• **Exercise prompt**
Repeat exactly, please, the lines that begin at the start of the listing and end at the line holding "labelOffset=6, domain=False, ticks=False, grid=False))".

• **Dataset extract**

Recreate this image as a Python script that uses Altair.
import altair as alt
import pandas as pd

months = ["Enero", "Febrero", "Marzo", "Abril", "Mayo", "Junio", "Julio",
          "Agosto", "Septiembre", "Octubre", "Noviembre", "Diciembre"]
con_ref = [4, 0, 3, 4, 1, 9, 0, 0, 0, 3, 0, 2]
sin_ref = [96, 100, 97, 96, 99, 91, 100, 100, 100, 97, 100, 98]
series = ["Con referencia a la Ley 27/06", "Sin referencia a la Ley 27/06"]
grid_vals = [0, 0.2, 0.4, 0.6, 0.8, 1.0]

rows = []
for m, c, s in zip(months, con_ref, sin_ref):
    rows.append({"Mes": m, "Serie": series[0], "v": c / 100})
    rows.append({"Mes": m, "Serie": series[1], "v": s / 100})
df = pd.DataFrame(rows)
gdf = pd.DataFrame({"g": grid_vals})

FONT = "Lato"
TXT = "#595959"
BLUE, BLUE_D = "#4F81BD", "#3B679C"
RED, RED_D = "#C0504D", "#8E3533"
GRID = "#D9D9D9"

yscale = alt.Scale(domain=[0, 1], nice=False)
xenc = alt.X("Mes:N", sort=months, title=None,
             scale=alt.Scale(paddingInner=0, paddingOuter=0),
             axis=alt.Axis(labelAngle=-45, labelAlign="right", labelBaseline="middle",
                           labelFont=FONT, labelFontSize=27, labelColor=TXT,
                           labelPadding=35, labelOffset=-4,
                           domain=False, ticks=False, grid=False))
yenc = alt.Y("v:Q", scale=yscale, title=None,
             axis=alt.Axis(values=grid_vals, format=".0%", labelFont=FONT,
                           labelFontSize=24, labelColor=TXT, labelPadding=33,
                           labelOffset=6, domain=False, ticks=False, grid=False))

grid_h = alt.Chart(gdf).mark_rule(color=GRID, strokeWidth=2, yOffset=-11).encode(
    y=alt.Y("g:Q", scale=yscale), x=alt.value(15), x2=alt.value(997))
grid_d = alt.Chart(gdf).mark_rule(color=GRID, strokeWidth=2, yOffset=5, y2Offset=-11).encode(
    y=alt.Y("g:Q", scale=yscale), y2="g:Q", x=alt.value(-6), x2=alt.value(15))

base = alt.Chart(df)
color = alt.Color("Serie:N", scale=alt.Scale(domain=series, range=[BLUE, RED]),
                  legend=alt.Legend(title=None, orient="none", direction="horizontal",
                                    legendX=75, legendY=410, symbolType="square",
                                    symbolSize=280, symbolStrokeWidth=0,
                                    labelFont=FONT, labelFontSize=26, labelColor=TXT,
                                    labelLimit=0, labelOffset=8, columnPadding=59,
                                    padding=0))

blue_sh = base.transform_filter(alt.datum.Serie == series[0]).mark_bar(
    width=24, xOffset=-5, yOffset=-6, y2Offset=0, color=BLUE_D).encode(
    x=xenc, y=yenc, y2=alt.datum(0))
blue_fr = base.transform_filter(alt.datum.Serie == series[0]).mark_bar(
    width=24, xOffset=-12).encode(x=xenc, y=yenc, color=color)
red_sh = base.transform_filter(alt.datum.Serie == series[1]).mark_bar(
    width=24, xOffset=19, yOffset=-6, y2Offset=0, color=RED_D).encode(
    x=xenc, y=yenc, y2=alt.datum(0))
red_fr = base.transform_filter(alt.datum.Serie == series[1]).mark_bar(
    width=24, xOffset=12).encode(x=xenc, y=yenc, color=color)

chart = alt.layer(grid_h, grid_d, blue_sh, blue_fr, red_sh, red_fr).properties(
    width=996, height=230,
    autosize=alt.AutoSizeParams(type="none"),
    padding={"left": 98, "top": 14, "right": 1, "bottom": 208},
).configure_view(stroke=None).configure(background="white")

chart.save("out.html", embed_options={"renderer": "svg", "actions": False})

• **Written response**
Recreate this image as a Python script that uses Altair.
import altair as alt
import pandas as pd

months = ["Enero", "Febrero", "Marzo", "Abril", "Mayo", "Junio", "Julio",
          "Agosto", "Septiembre", "Octubre", "Noviembre", "Diciembre"]
con_ref = [4, 0, 3, 4, 1, 9, 0, 0, 0, 3, 0, 2]
sin_ref = [96, 100, 97, 96, 99, 91, 100, 100, 100, 97, 100, 98]
series = ["Con referencia a la Ley 27/06", "Sin referencia a la Ley 27/06"]
grid_vals = [0, 0.2, 0.4, 0.6, 0.8, 1.0]

rows = []
for m, c, s in zip(months, con_ref, sin_ref):
    rows.append({"Mes": m, "Serie": series[0], "v": c / 100})
    rows.append({"Mes": m, "Serie": series[1], "v": s / 100})
df = pd.DataFrame(rows)
gdf = pd.DataFrame({"g": grid_vals})

FONT = "Lato"
TXT = "#595959"
BLUE, BLUE_D = "#4F81BD", "#3B679C"
RED, RED_D = "#C0504D", "#8E3533"
GRID = "#D9D9D9"

yscale = alt.Scale(domain=[0, 1], nice=False)
xenc = alt.X("Mes:N", sort=months, title=None,
             scale=alt.Scale(paddingInner=0, paddingOuter=0),
             axis=alt.Axis(labelAngle=-45, labelAlign="right", labelBaseline="middle",
                           labelFont=FONT, labelFontSize=27, labelColor=TXT,
                           labelPadding=35, labelOffset=-4,
                           domain=False, ticks=False, grid=False))
yenc = alt.Y("v:Q", scale=yscale, title=None,
             axis=alt.Axis(values=grid_vals, format=".0%", labelFont=FONT,
                           labelFontSize=24, labelColor=TXT, labelPadding=33,
                           labelOffset=6, domain=False, ticks=False, grid=False))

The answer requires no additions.